Aile sorunları eskiden aile içinde çözülürdü. Danışılan büyükler olurdu. Ancak modern hayat çözüm mercii olarak psikologları, pedagogları gösteriyor. Ailevi açmazlarımıza bilimsel yaklaşımlarla ne ölçüde çare bulabiliriz?

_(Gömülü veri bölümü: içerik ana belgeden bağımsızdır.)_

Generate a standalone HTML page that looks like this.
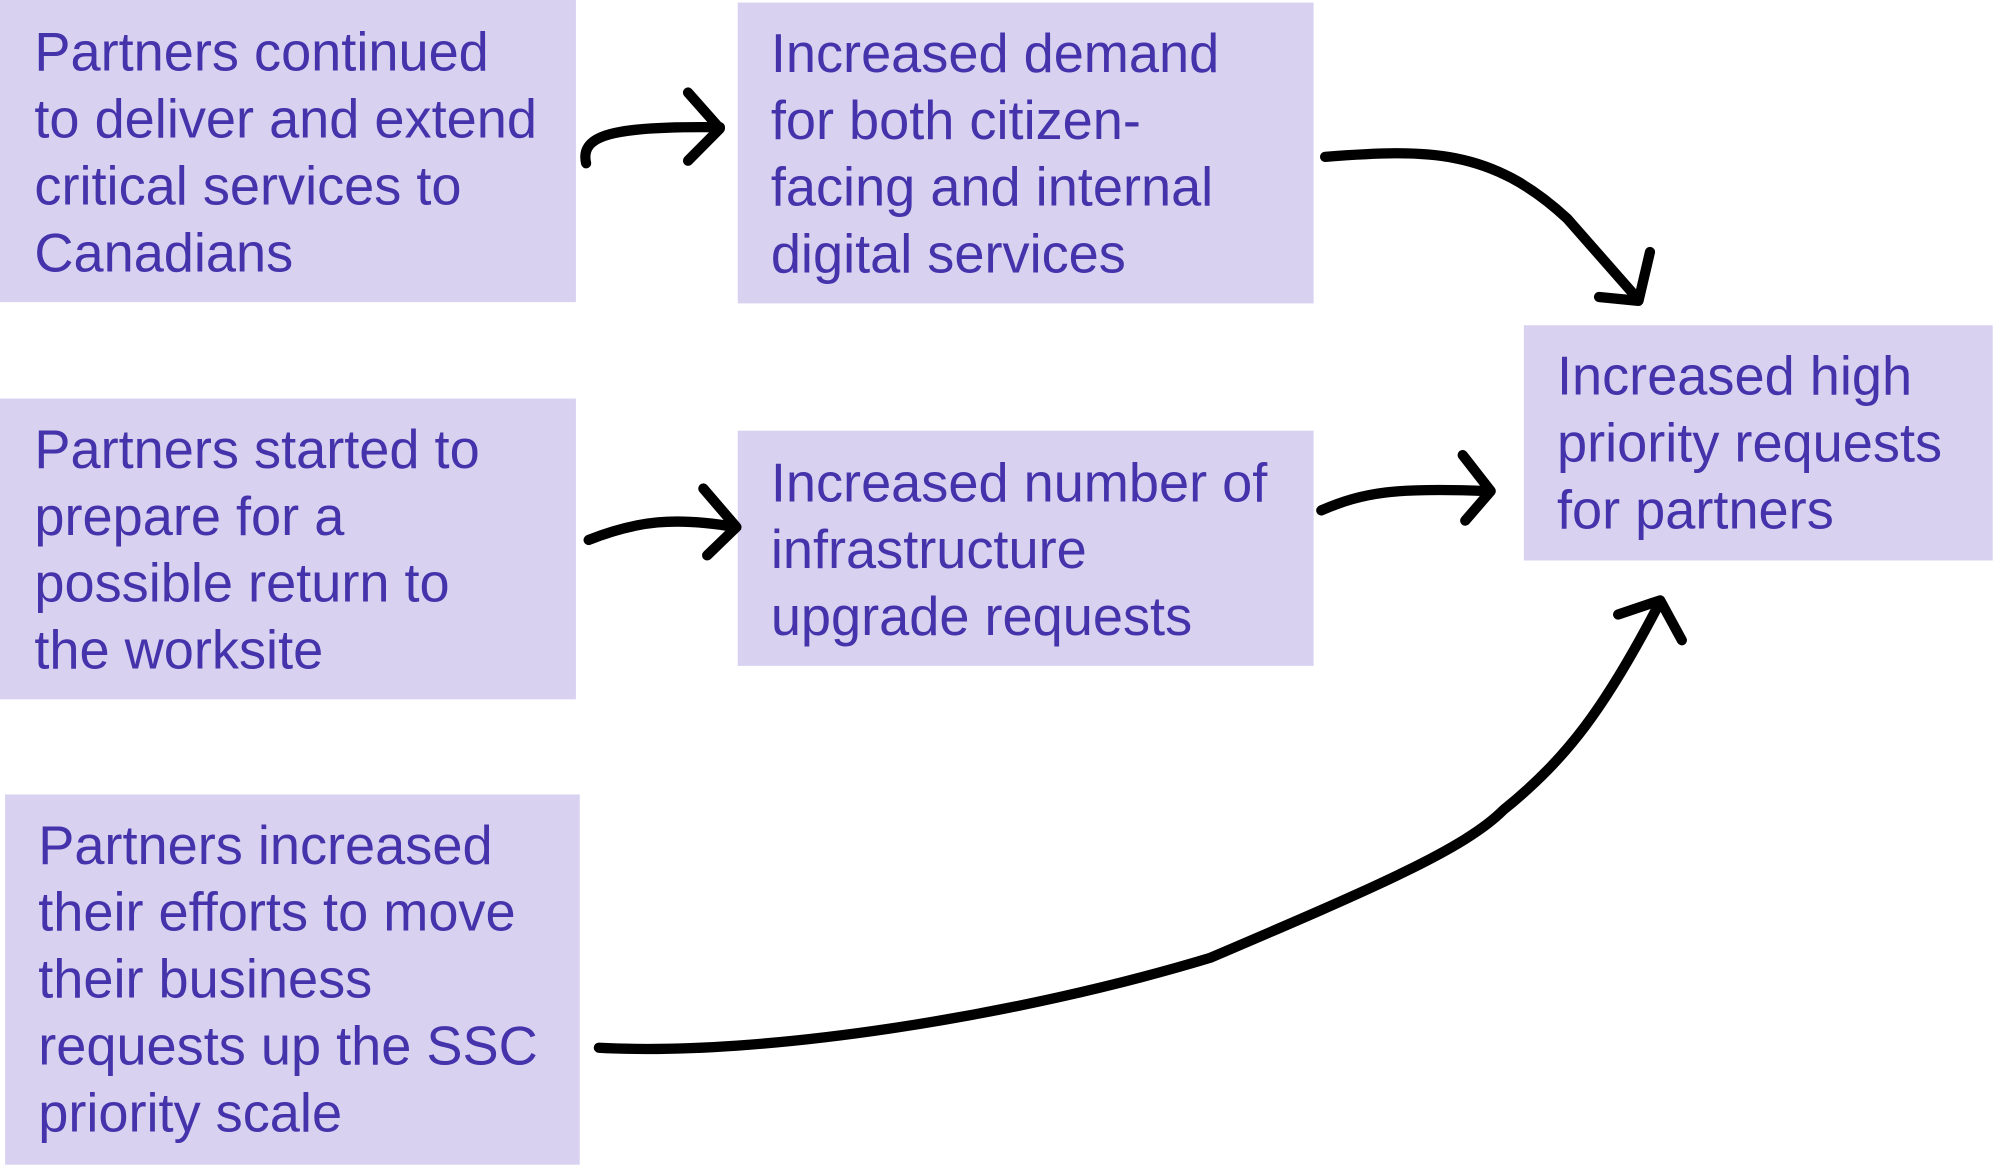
<!DOCTYPE html>
<html><head><meta charset="utf-8"><style>
html,body{margin:0;padding:0;background:#fff;width:1994px;height:1166px;overflow:hidden}
svg{display:block}
text{font-family:"Liberation Sans",Arial,sans-serif;font-size:42.5px;fill:#4433aa}
.a{fill:none;stroke:#000;stroke-width:8;stroke-linecap:round;stroke-linejoin:round}
</style></head><body>
<svg width="1994" height="1166" viewBox="0 0 1565 907" preserveAspectRatio="none">
<g fill="#d8d2f0">
<rect x="0" y="0" width="452" height="235"/>
<rect x="579" y="2" width="452" height="234"/>
<rect x="0" y="310" width="452" height="234"/>
<rect x="579" y="335" width="452" height="183"/>
<rect x="1196" y="253" width="368" height="183"/>
<rect x="4" y="618" width="451" height="288"/>
</g>
<text x="27"><tspan x="27" y="55">Partners continued</tspan><tspan x="27" y="107">to deliver and extend</tspan><tspan x="27" y="159">critical services to</tspan><tspan x="27" y="211">Canadians</tspan></text>
<text><tspan x="605" y="56">Increased demand</tspan><tspan x="605" y="108">for both citizen-</tspan><tspan x="605" y="160">facing and internal</tspan><tspan x="605" y="212">digital services</tspan></text>
<text><tspan x="27" y="364">Partners started to</tspan><tspan x="27" y="416">prepare for a</tspan><tspan x="27" y="468">possible return to</tspan><tspan x="27" y="520">the worksite</tspan></text>
<text><tspan x="605" y="390">Increased number of</tspan><tspan x="605" y="442">infrastructure</tspan><tspan x="605" y="494">upgrade requests</tspan></text>
<text><tspan x="1222" y="307">Increased high</tspan><tspan x="1222" y="359">priority requests</tspan><tspan x="1222" y="411">for partners</tspan></text>
<text><tspan x="30" y="672">Partners increased</tspan><tspan x="30" y="724">their efforts to move</tspan><tspan x="30" y="776">their business</tspan><tspan x="30" y="828">requests up the SSC</tspan><tspan x="30" y="880">priority scale</tspan></text>
<path class="a" d="M460,127 C455,105 480,98 565,99"/>
<path class="a" d="M540,72 L565,100 L540,125"/>
<path class="a" d="M1040,122 C1120,116 1170,115 1230,170 L1285,232"/>
<path class="a" d="M1295,196 L1286,234 L1255,231"/>
<path class="a" d="M462,420 C500,405 530,402 577,410"/>
<path class="a" d="M552,380 L578,410 L555,432"/>
<path class="a" d="M1037,397 C1070,383 1095,379 1168,382"/>
<path class="a" d="M1148,354 L1170,382 L1150,405"/>
<path class="a" d="M470,815 C600,822 800,790 950,745 C1080,690 1150,660 1180,630 C1230,590 1260,550 1302,470"/>
<path class="a" d="M1270,478 L1303,467 L1320,498"/>
</svg>
</body></html>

Eskiden ilişkileri belirleyen sınırlar cemaat tipi toplumsal yapı ve sosyal geleneklerin etkisiyle belirgindi, erkek ve kadının konumları, alanları, davranış modelleri ona sunuluyordu. İnsanlar kendi konumlarını öncel olarak kabulleniyor ve bu konumu mümkün mertebe iyi temsil etmeye çalışıyordu. Sorunlar ya birincil samimi ilişkilerle elimine ediliyor ya da sorun haline gelmeden çözülüyordu. Aslolan sorunu çözmek değil oluşturmamaktır. Doğal bağışıklık sisteminin yerini suni bağışıklık sistemleri aldı, doğal yoldan alınan vitaminler suni yoldan alınınca bir yere kadar etki gösteriyor ama fıtri olanın yerini tam olarak tutamıyor. Mesele budur.